With a programming-based approach, I can present the most important ideas right away. By the end of the first chapter, you can analyze sound recordings and other signals, and generate new sounds. Each chapter introduces a new technique and an application you can apply to real signals. At each step you learn how to use a technique first, and then how it works.
For example, in the first chapter, I introduce two objects defined in Wave and Spectrum.  Wave provides a method called make_spectrum that creates a Spectrum object, and Spectrum provides make_wave, which creates a Wave.

When readers use these objects and methods, they are implicitly learning one of the fundamental ideas of signal processing: that a Wave and its Spectrum are equivalent representations of the same information -- given one, you can always compute the other.

This example demonstrates one reason I use custom libraries in my books: The API is the lesson.  As you learn about these objects and how they interact, you are also learning the core ideas of the topic.

Another reason I think these libraries are a good idea is that they let me introduce ideas top-down: that is, I can show what a method does -- and why it is useful -- first; then I can present details when they necessary or most useful.

For example, I introduce the Spectrum object in Chapter 1.  I use it to apply a low pass filter, and the reader can hear what that sounds like.  You can too, by running the Chapter 1 notebook on Binder.

In Chapter 2, I reveal that my make_spectrum function is a thin wrapper on two NumPy functions, and present the source code:

from np.fft import rfft, rfftfreq

# class Wave:
    def make_spectrum(self):
        n = len(self.ys)
        d = 1 / self.framerate

        hs = rfft(self.ys)
        fs = rfftfreq(n, d)

        return Spectrum(hs, fs, self.framerate)

At this point, anyone who prefers to use NumPy directly, rather than my wrappers, knows how.

In Chapter 7, I unwrap one more layer and show how the FFT algorithm works.  Why Chapter 7?  Because I introduce correlation in Chapter 5, which helps me explain the Discrete Cosine Transform in Chapter 6, which helps me explain the Discrete Fourier Transform.

Using custom libraries lets me organize the material in the way I think works best, based on my experience working with students and seeing how they learn.

This example demonstrates another benefit of defining my own objects: data encapsulation.  When you use NumPy's rfft to compute a spectrum, you get an array of amplitudes, but not the frequencies they correspond to.  You can call rfftfreq to get the frequencies, and that's fine, but now you have two arrays that represent one spectrum.  Wouldn't it be nice to wrap them up in an object?  That's what a Spectrum object is.

Finally, I think these examples demonstrate good software engineering practice, particularly bottom-up design.  When you work with libraries like NumPy, it is common and generally considered a good idea to define functions and objects that encapsulate data, hide details, eliminate repeated code, and create new abstractions.  Paul Graham wrote about this idea in one of his essays on software:
[...] you don't just write your program down toward the language, you also build the language up toward your program. [...] the boundary between language and program is drawn and redrawn, until eventually it comes to rest along [...] the natural frontiers of your problem.
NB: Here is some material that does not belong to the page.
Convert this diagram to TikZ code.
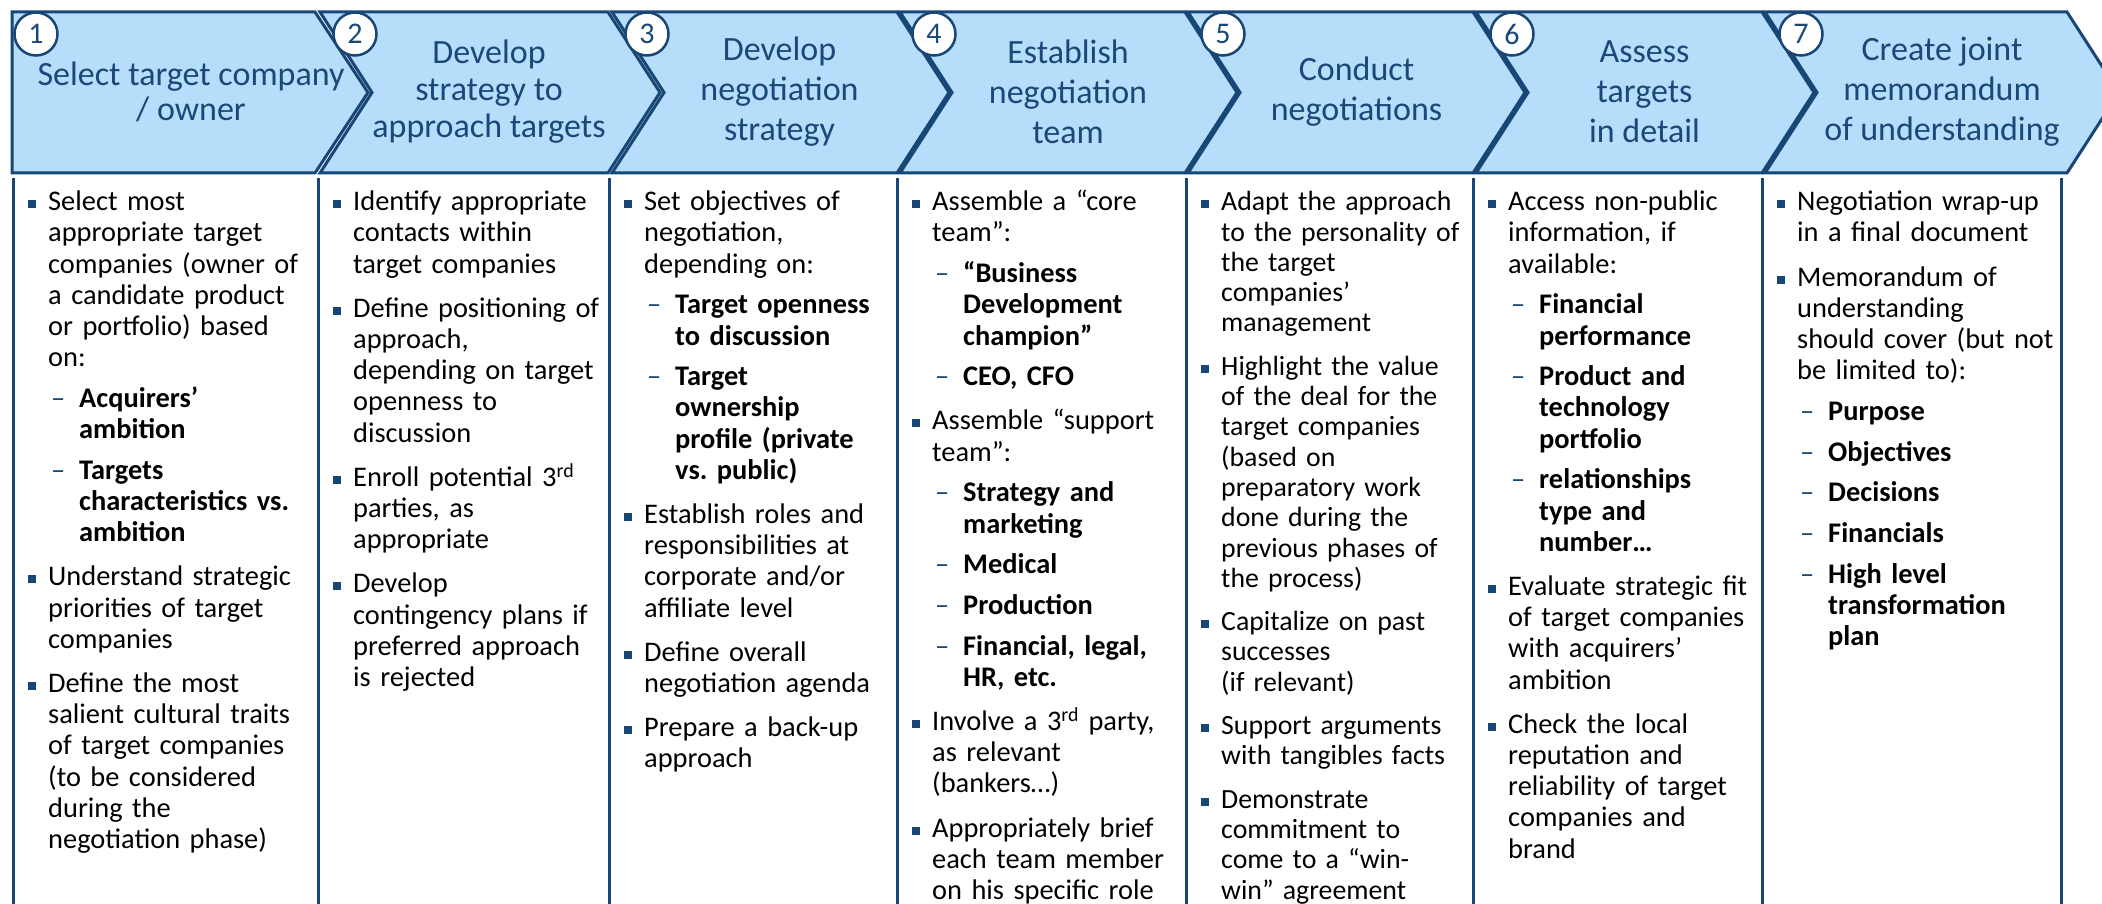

In the end your program will look as if the language had been designed for it.
That's why, in the example that makes my correspondent so angry, it takes just three lines to create and add the signals; and more importantly, those lines contain exactly the information relevant to the operations and no more.  I think that's good quality code.

In summary, I provide custom libraries for my books because:

1) They demonstrate good software engineering practice, including bottom-up design and data encapsulation.

2) They let me present ideas top-down, showing how they are used before how they are implemented.

3) And as readers learn the APIs I defined, they are implicitly learning the key ideas.

I understand that not everyone agrees with this design decision, and maybe it doesn't work for everyone.  But I am still surprised that it makes people so angry.